Unsuspected Gardeners

Delfina Rattazzi

€ 13,00
Publisher: Cairo Editore
Pages: 176
ISBN/EAN: 978-88-6052-142-2


Robert L. Stevenson, Emily Dickinson, Charles Darwin, Walt Disney, Saint-Exupéry, Catherine Deneuve, Sting, and others

Thomas Jefferson, the third U.S. president and the author of the Declaration of Independence, sowed thousands of plants. In Samoa, when he was not writing, Robert Louis Stevenson used to pull up weed. Catherine Deneuve, who loves irises more than any other flower, owns a massive wild garden in Normandy no one could ever photograph. The world of gardening is not only made of old ladies in rubber boots or of those who try to escape from modernity. Plants appeal both to loners and to men of action. Gardens stem from vision, will, maybe vanity. When you sow, you stake your all, you do not think you are omnipotent. You accept the unpredictable and wait to see.

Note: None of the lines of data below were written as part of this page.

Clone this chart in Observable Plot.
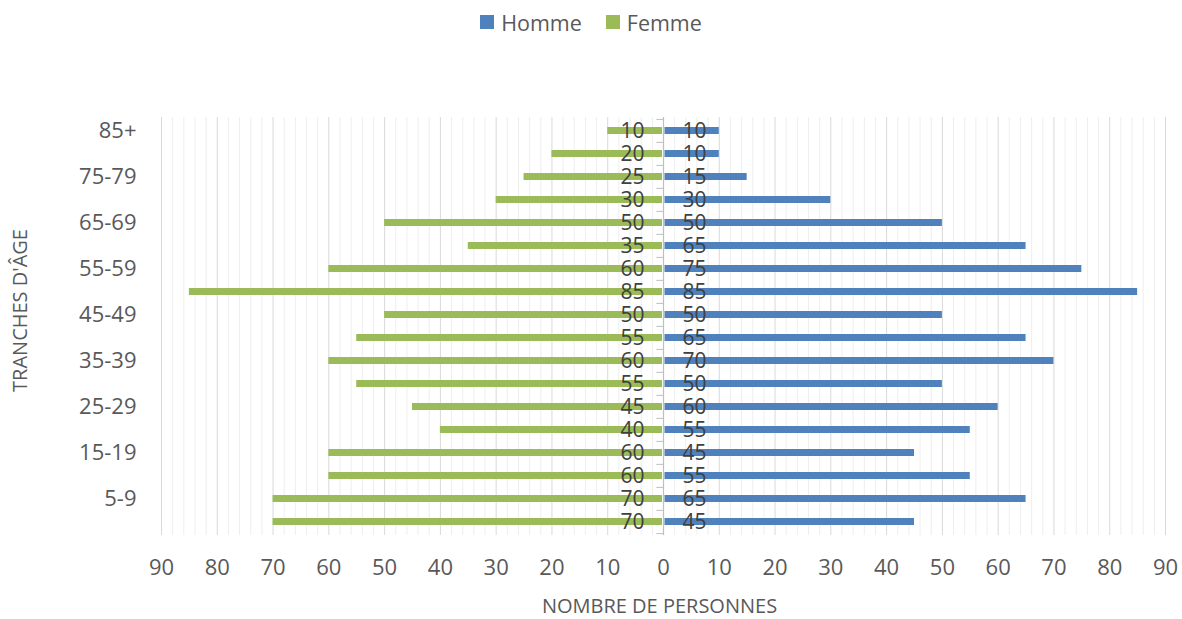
<!DOCTYPE html>
<html>
<head>
<meta charset="utf-8">
<script src="https://cdn.jsdelivr.net/npm/d3@7"></script>
<script src="https://cdn.jsdelivr.net/npm/@observablehq/plot@0.6"></script>
<style>
  body { margin: 0; background: #fff; font-family: "Open Sans", sans-serif; }
  #legend { height: 44px; display: flex; justify-content: center; align-items: center; gap: 24px; font-size: 21.5px; color: #595959; }
  .item { display: flex; align-items: center; gap: 7px; }
  .sw { width: 14px; height: 14px; display: inline-block; }
  svg { display: block; }
</style>
</head>
<body>
<div id="legend"></div>
<div id="chart"></div>
<script>
const ages = ["0-4","5-9","10-14","15-19","20-24","25-29","30-34","35-39","40-44","45-49","50-54","55-59","60-64","65-69","70-74","75-79","80-84","85+"];
const homme = [45,65,55,45,55,60,50,70,65,50,85,75,65,50,30,15,10,10];
const femme = [70,70,60,60,40,45,55,60,55,50,85,60,35,50,30,25,20,10];
const seriesNames = ["Homme","Femme"];
const seriesColors = ["#4f81bd","#9bbb59"];
const xTicks = d3.range(-90, 91, 10);
const gridVals = d3.range(-90, 91, 2);

const data = ages.map((a, i) => ({age: a, homme: homme[i], femme: femme[i]}));

const legend = document.getElementById("legend");
seriesNames.forEach((n, i) => {
  const it = document.createElement("div");
  it.className = "item";
  it.innerHTML = `<span class="sw" style="background:${seriesColors[i]}"></span><span>${n}</span>`;
  legend.appendChild(it);
});

const H = 575, mt = 73, mb = 84;
const step = (H - mt - mb) / ages.length;

const chart = Plot.plot({
  width: 1182,
  height: H,
  marginLeft: 161,
  marginRight: 17,
  marginTop: mt,
  marginBottom: mb,
  style: {fontFamily: "Open Sans, sans-serif", color: "#595959", background: "#fff"},
  x: {domain: [-90, 90], axis: null},
  y: {type: "band", domain: ages.slice().reverse(), paddingInner: 0.7, paddingOuter: 0.35, axis: null},
  marks: [
    Plot.ruleX(gridVals, {x: d => d, stroke: d => (d % 10 === 0 ? "#d9d9d9" : "#eeeeee"), strokeWidth: 1}),
    Plot.ruleX([0], {stroke: "#bfbfbf", strokeWidth: 1.2}),
    Plot.ruleY(ages, {y: d => d, x1: -1.2, x2: 0, dy: -step / 2, stroke: "#bfbfbf"}),
    Plot.ruleY([ages[0]], {y: d => d, x1: -1.2, x2: 0, dy: step / 2, stroke: "#bfbfbf"}),
    Plot.barX(data, {y: "age", x1: () => 0, x2: d => -d.femme, fill: seriesColors[1], insetRight: 1}),
    Plot.barX(data, {y: "age", x1: () => 0, x2: d => d.homme, fill: seriesColors[0], insetLeft: 1.5}),
    Plot.text(data, {y: "age", x: () => 0, text: d => String(d.femme), dx: -19, textAnchor: "end", fontSize: 21, fill: "#404040"}),
    Plot.text(data, {y: "age", x: () => 0, text: d => String(d.homme), dx: 19, textAnchor: "start", fontSize: 21, fill: "#404040"}),
    Plot.axisY(ages.filter((d, i) => i % 2 === 1), {tickSize: 0, tickPadding: 25, fontSize: 22, fill: "#595959", label: null}),
    Plot.axisX(xTicks, {tickSize: 0, tickPadding: 24, tickFormat: d => String(Math.abs(d)), fontSize: 22, fill: "#595959", label: null}),
    Plot.text(["TRANCHES D'ÂGE"], {frameAnchor: "left", textAnchor: "middle", dx: -141, dy: -16, rotate: -90, fontSize: 20, fill: "#595959"}),
    Plot.text(["NOMBRE DE PERSONNES"], {frameAnchor: "bottom", dy: 77, dx: -4, fontSize: 20, fill: "#595959"})
  ]
});
document.getElementById("chart").appendChild(chart);
</script>
</body>
</html>
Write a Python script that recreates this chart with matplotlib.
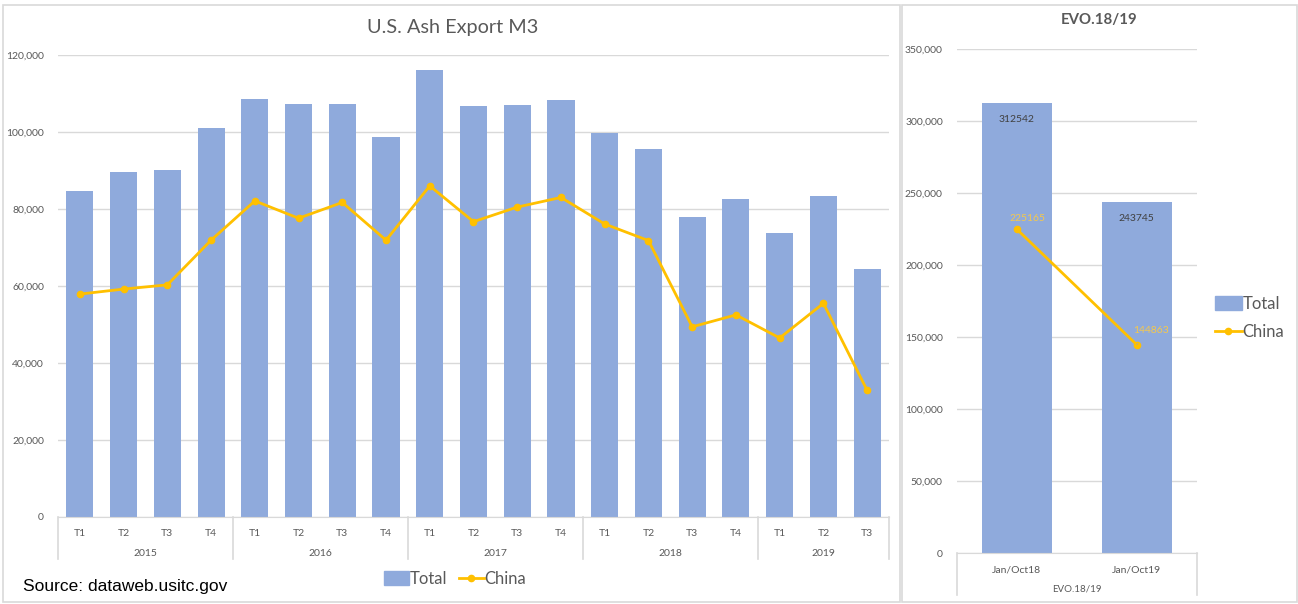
import matplotlib
matplotlib.use("Agg")
import matplotlib.pyplot as plt
from matplotlib.patches import Rectangle
from matplotlib.lines import Line2D
from matplotlib.ticker import FuncFormatter, MultipleLocator
import matplotlib.transforms as mtransforms

# ---------------- data ----------------
years = ["2015", "2016", "2017", "2018", "2019"]
quarters = [["T1", "T2", "T3", "T4"], ["T1", "T2", "T3", "T4"], ["T1", "T2", "T3", "T4"],
            ["T1", "T2", "T3", "T4"], ["T1", "T2", "T3"]]
total = [84700, 89500, 90100, 101000, 108600, 107400, 107400, 98800, 116200, 106800,
         107000, 108300, 99700, 95600, 77800, 82600, 73700, 83500, 64400]
china = [57900, 59200, 60300, 71900, 82100, 77600, 81700, 71900, 86000, 76700,
         80500, 83000, 76100, 71800, 49400, 52500, 46500, 55500, 32900]

evo_cats = ["Jan/Oct18", "Jan/Oct19"]
evo_group = "EVO.18/19"
evo_total = [312542, 243745]
evo_china = [225165, 144863]

BAR = "#8faadc"
LINE = "#ffc000"
LABEL_Y = "#f5c84c"
GRID = "#d9d9d9"
TXT = "#595959"
FONT = ["Lato", "DejaVu Sans"]

W, H = 1298, 604
fig = plt.figure(figsize=(W / 100, H / 100), dpi=100)
plt.rcParams['font.family'] = FONT


def fx(px):
    return px / W


def fy(py):
    return 1 - py / H


# panel borders
for x0, x1 in [(3, 900), (902, 1297)]:
    fig.patches.append(Rectangle((fx(x0), fy(602)), fx(x1 - x0), (602 - 4.5) / H,
                                 transform=fig.transFigure, fill=False,
                                 edgecolor=GRID, linewidth=1.2))

fmt = FuncFormatter(lambda v, p: f"{v:,.0f}")

# ---------------- left chart ----------------
L, R, T, B = 58, 889, 55, 517
ax = fig.add_axes([fx(L), fy(B), fx(R - L), (B - T) / H])
n = len(total)
xs = list(range(n))
ax.bar(xs, total, width=0.62, color=BAR, zorder=2)
ax.plot(xs, china, color=LINE, lw=2, marker="o", ms=4.5, zorder=3)
ax.set_xlim(-0.5, n - 0.5)
ax.set_ylim(0, 120000)
ax.yaxis.set_major_locator(MultipleLocator(20000))
ax.yaxis.set_major_formatter(fmt)
ax.grid(axis="y", color=GRID, lw=1, zorder=0)
for s in ["top", "right", "left"]:
    ax.spines[s].set_visible(False)
ax.spines["bottom"].set_color(GRID)
ax.tick_params(axis="y", length=0, labelsize=7.5, labelcolor=TXT, pad=10)
ax.set_xticks(xs)
flat_q = [q for grp in quarters for q in grp]
ax.set_xticklabels(flat_q)
ax.tick_params(axis="x", length=0, labelsize=7.5, labelcolor=TXT, pad=9)

trans = mtransforms.blended_transform_factory(ax.transData, ax.transAxes)
sep_h = (559 - 517) / (B - T)
year_y = -(553 - 517) / (B - T)
start = 0
bounds = [-0.5]
for yr, grp in zip(years, quarters):
    end = start + len(grp)
    ax.text((start + end - 1) / 2, year_y, yr, transform=trans, ha="center", va="center",
            fontsize=7.5, color=TXT)
    bounds.append(end - 0.5)
    start = end
for b in bounds:
    ax.add_line(Line2D([b, b], [0, -sep_h], transform=trans, color=GRID, lw=1.2, clip_on=False))

fig.text(fx(453), fy(28), "U.S. Ash Export M3", ha="center", va="center", fontsize=14.3, color=TXT)

# legend (bottom)
handles = [Rectangle((0, 0), 1, 1, color=BAR),
           Line2D([0], [0], color=LINE, lw=2, marker="o", ms=4.5)]
fig.legend(handles, ["Total", "China"], loc="center", bbox_to_anchor=(fx(455), fy(579)),
           ncol=2, frameon=False, fontsize=12, labelcolor=TXT, handlelength=1.5,
           handletextpad=0.05, columnspacing=0.7, handleheight=0.9)

fig.text(fx(23), fy(587), "Source: dataweb.usitc.gov", ha="left", va="center",
         fontsize=12.5, family=["Liberation Sans", "DejaVu Sans"], color="black")

# ---------------- right chart ----------------
L2, R2, T2, B2 = 956.7, 1196.7, 49.3, 553.3
ax2 = fig.add_axes([fx(L2), fy(B2), fx(R2 - L2), (B2 - T2) / H])
x2 = [0, 1]
ax2.bar(x2, evo_total, width=0.583, color=BAR, zorder=2)
ax2.plot(x2, evo_china, color=LINE, lw=2, marker="o", ms=4.5, zorder=3)
ax2.set_xlim(-0.5, 1.5)
ax2.set_ylim(0, 350000)
ax2.yaxis.set_major_locator(MultipleLocator(50000))
ax2.yaxis.set_major_formatter(fmt)
ax2.grid(axis="y", color=GRID, lw=1, zorder=0)
for s in ["top", "right", "left"]:
    ax2.spines[s].set_visible(False)
ax2.spines["bottom"].set_color(GRID)
ax2.tick_params(axis="y", length=0, labelsize=7.5, labelcolor=TXT, pad=10)
ax2.set_xticks(x2)
ax2.set_xticklabels(evo_cats)
ax2.tick_params(axis="x", length=0, labelsize=7.5, labelcolor=TXT, pad=9)
trans2 = mtransforms.blended_transform_factory(ax2.transData, ax2.transAxes)
sep2 = (595 - 553.3) / (B2 - T2)
ax2.text(0.5, -(589 - 553.3) / (B2 - T2), evo_group, transform=trans2, ha="center",
         va="center", fontsize=7, color=TXT)
for b in [-0.5, 1.5]:
    ax2.add_line(Line2D([b, b], [0, -sep2], transform=trans2, color=GRID, lw=1.2, clip_on=False))

for xi, v in zip(x2, evo_total):
    ax2.annotate(str(v), (xi, v), xytext=(0, -12), textcoords="offset points",
                 ha="center", va="center", fontsize=7.5, color="#404040")
ax2.annotate(str(evo_china[0]), (x2[0], evo_china[0]), xytext=(8, 7.5), textcoords="offset points",
             ha="center", va="center", fontsize=7.5, color=LABEL_Y, zorder=4)
ax2.annotate(str(evo_china[1]), (x2[1], evo_china[1]), xytext=(10, 10.5), textcoords="offset points",
             ha="center", va="center", fontsize=7.5, color=LABEL_Y, zorder=4,
             arrowprops=dict(arrowstyle="-", color="#a6a6a6", lw=0.6, shrinkA=6, shrinkB=2))

fig.text(fx(1099), fy(20), "EVO.18/19", ha="center", va="center", fontsize=10.8,
         fontweight="bold", color=TXT)

fig.legend(handles, ["Total", "China"], loc="center left", bbox_to_anchor=(fx(1200), fy(318)),
           ncol=1, frameon=False, fontsize=12, labelcolor=TXT, handlelength=1.6,
           handletextpad=0.05, labelspacing=0.75, handleheight=0.9)

fig.savefig("out.png", dpi=100)
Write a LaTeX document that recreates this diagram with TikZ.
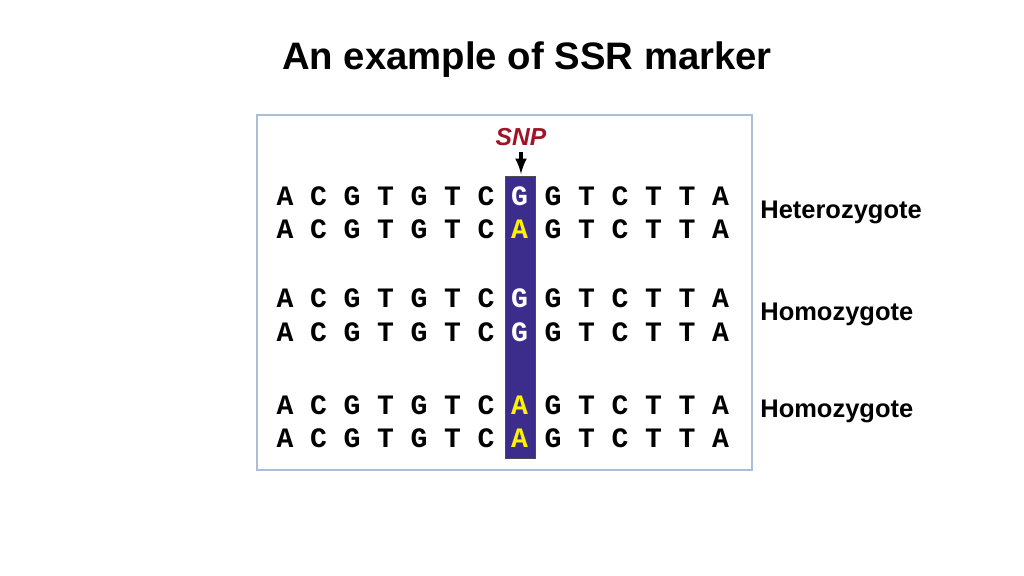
\documentclass[tikz,border=0pt]{standalone}
\usepackage{fontspec}
\setmainfont{Liberation Sans}
\newfontfamily\basefont{Liberation Mono}
\usepackage{xcolor}
\usetikzlibrary{positioning}
\definecolor{snpbar}{RGB}{60,45,140}
\definecolor{snpred}{RGB}{160,20,40}
\definecolor{framecol}{RGB}{170,190,215}

\begin{document}
\begin{tikzpicture}[
    x=0.02cm, y=-0.02cm,
    base/.style={font=\basefont\bfseries\fontsize{16}{16}\selectfont, inner sep=0pt},
    snpG/.style={base, text=white},
    snpA/.style={base, text=yellow},
    label/.style={font=\bfseries\fontsize{14.5}{16}\selectfont, anchor=west, inner sep=0pt},
    arrow/.style={-latex, line width=2pt},
]
\useasboundingbox (0,0) rectangle (1024,575);

% === TITLE ===
\node[font=\bfseries\fontsize{21.8}{26}\selectfont] (title) at (527, 60) {An example of SSR marker};

% Frame and SNP bar
\draw[framecol, line width=0.6pt] (257, 115) rectangle (752, 470);
\fill[snpbar] (505, 176) rectangle (535, 458);
\draw[black!70, line width=0.4pt] (505, 176) rectangle (535, 458);

% SNP label
\node[font=\bfseries\itshape\fontsize{14}{14}\selectfont, text=snpred] (snp) at (521, 137) {SNP};
\coordinate (snptip) at (521, 174);
\draw[arrow] (snp.south) -- (snptip);

% === SEQUENCES ===
\foreach \row/\y/\mid in {1/196/G, 2/229/A, 3/298/G, 4/332/G, 5/405/A, 6/438/A} {
    \foreach \ch [count=\i] in {A,C,G,T,G,T,C,X,G,T,C,T,T,A} {
        \ifnum\i=8
            \node[snp\mid] (s\row-\i) at ({285+33.5*(\i-1)}, \y) {\mid};
        \else
            \node[base] (s\row-\i) at ({285+33.5*(\i-1)}, \y) {\ch};
        \fi
    }
}

% Genotype labels
\node[label] (het) at (760, 212) {Heterozygote};
\node[label] (hom1) at (760, 314) {Homozygote};
\node[label] (hom2) at (760, 411) {Homozygote};

\end{tikzpicture}
\end{document}
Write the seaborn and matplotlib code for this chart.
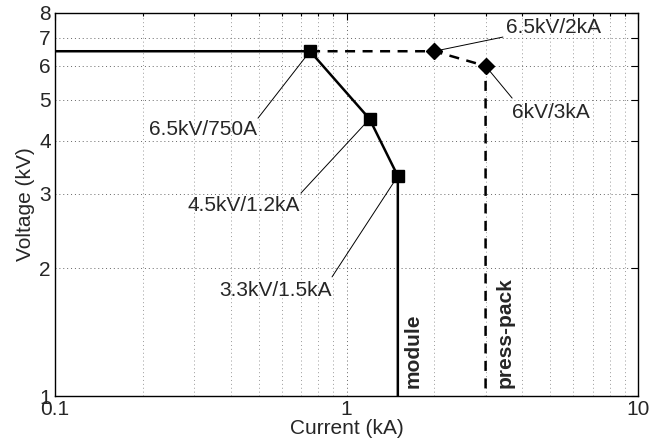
import numpy as np
import pandas as pd
import matplotlib
matplotlib.use("Agg")
import matplotlib.pyplot as plt
import seaborn as sns
from matplotlib.ticker import FixedLocator, NullFormatter, FixedFormatter

# datos
module_i = [0.1, 0.75, 1.2, 1.5, 1.5]
module_v = [6.5, 6.5, 4.5, 3.3, 1.0]
module_pts_i = [0.75, 1.2, 1.5]
module_pts_v = [6.5, 4.5, 3.3]

press_i = [0.75, 2.0, 3.0, 3.0]
press_v = [6.5, 6.5, 6.0, 1.0]
press_pts_i = [2.0, 3.0]
press_pts_v = [6.5, 6.0]

labels = ["6.5kV/750A", "4.5kV/1.2kA", "3.3kV/1.5kA", "6.5kV/2kA", "6kV/3kA"]
label_pts = [(0.75, 6.5), (1.2, 4.5), (1.5, 3.3), (2.0, 6.5), (3.0, 6.0)]

y_ticks = [1, 2, 3, 4, 5, 6, 7, 8]
x_ticks = [0.1, 1, 10]
x_tick_labels = ["0.1", "1", "10"]

# posiciones de texto y de fin de la linea guia (coordenadas de datos)
text_pos = [(0.321, 4.24), (0.445, 2.82), (0.571, 1.778), (5.11, 7.41), (5.03, 4.65)]
line_end = [(0.497, 4.52), (0.698, 3.01), (0.892, 1.909), (3.44, 7.02), (3.70, 5.04)]

sns.set_style("white")
plt.rcParams['font.family'] = ['Liberation Sans', 'DejaVu Sans']
fs = 15

fig = plt.figure(figsize=(6.49, 4.46), dpi=100)
ax = fig.add_axes([55 / 649, 1 - 396 / 446, 583 / 649, 383 / 446])

df_mod = pd.DataFrame({"i": module_i, "v": module_v})
df_pp = pd.DataFrame({"i": press_i, "v": press_v})

sns.lineplot(data=df_mod, x="i", y="v", sort=False, estimator=None, ax=ax,
             color="black", lw=1.8, zorder=3)
sns.lineplot(data=df_pp, x="i", y="v", sort=False, estimator=None, ax=ax,
             color="black", lw=1.8, linestyle=(0, (4, 3)), zorder=3)
ax.plot(module_pts_i, module_pts_v, ls="none", marker="s", ms=8, color="black", zorder=4)
ax.plot(press_pts_i, press_pts_v, ls="none", marker="D", ms=8, color="black", zorder=4)

ax.set_xscale("log")
ax.set_yscale("log")
ax.set_xlim(0.1, 10)
ax.set_ylim(1, 8)

ax.xaxis.set_major_locator(FixedLocator(x_ticks))
ax.xaxis.set_major_formatter(FixedFormatter(x_tick_labels))
minors = [m * d for d in [0.1, 1] for m in range(2, 10)]
ax.xaxis.set_minor_locator(FixedLocator(minors))
ax.xaxis.set_minor_formatter(NullFormatter())
ax.yaxis.set_major_locator(FixedLocator(y_ticks))
ax.yaxis.set_major_formatter(FixedFormatter([str(t) for t in y_ticks]))
ax.yaxis.set_minor_locator(FixedLocator([]))

ax.tick_params(which="both", direction="in", top=True, right=True,
               labelsize=fs, color="black", width=0.8)
ax.tick_params(which="major", length=5, pad=3)
ax.tick_params(which="minor", length=2.5)

ax.grid(which="major", linestyle=(0, (1, 3)), color="0.4", lw=0.7)
ax.grid(which="minor", axis="x", linestyle=(0, (1, 3)), color="0.6", lw=0.7)

for sp in ax.spines.values():
    sp.set_color("black")
    sp.set_linewidth(1.0)

for lab, pt, tp, le in zip(labels, label_pts, text_pos, line_end):
    ax.annotate("", xy=pt, xytext=le,
                arrowprops=dict(arrowstyle="-", lw=0.7, color="black",
                                shrinkA=0, shrinkB=0), zorder=2)
    ax.text(tp[0], tp[1], lab, fontsize=fs, ha="center", va="center")

ax.text(1.69, 1.044, "module", rotation=90, fontsize=fs, fontweight="bold",
        ha="center", va="bottom")
ax.text(3.50, 1.044, "press-pack", rotation=90, fontsize=fs, fontweight="bold",
        ha="center", va="bottom")

ax.set_xlabel("Current (kA)", fontsize=fs, labelpad=0)
ax.set_ylabel("Voltage (kV)", fontsize=fs, labelpad=3)

fig.savefig("out.png", dpi=100)
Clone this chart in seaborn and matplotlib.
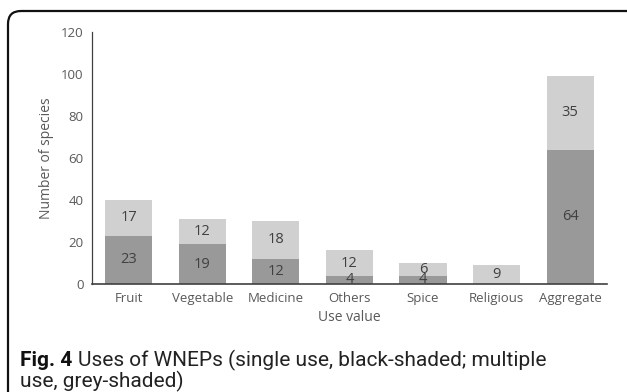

“In the relationship between humans and plants, I have an interest in humans” writes Delfina Rattazzi, who outlines charming portraits of famous past and present characters while investigating this relationship. Gardens acquire the soul of those who conceived them, and give it back to us in the shape of plants and flowers. “The most beautiful gardens always have a story to tell.”The New York Times

The author
Delfina Rattazzi, was born in Buenos Aires. A writer and a journalist, she lives and works in Milan, Italy. Together with Giuseppe Turani she authored La Grande Sfida (1989) and Raul Gardini, il contadino la Montedison il diavolo (1990). Her Say Goodbye. Avere vent’anni a New York negli anni Settanta (Cairo Editore 2006) won the Montblanc Award.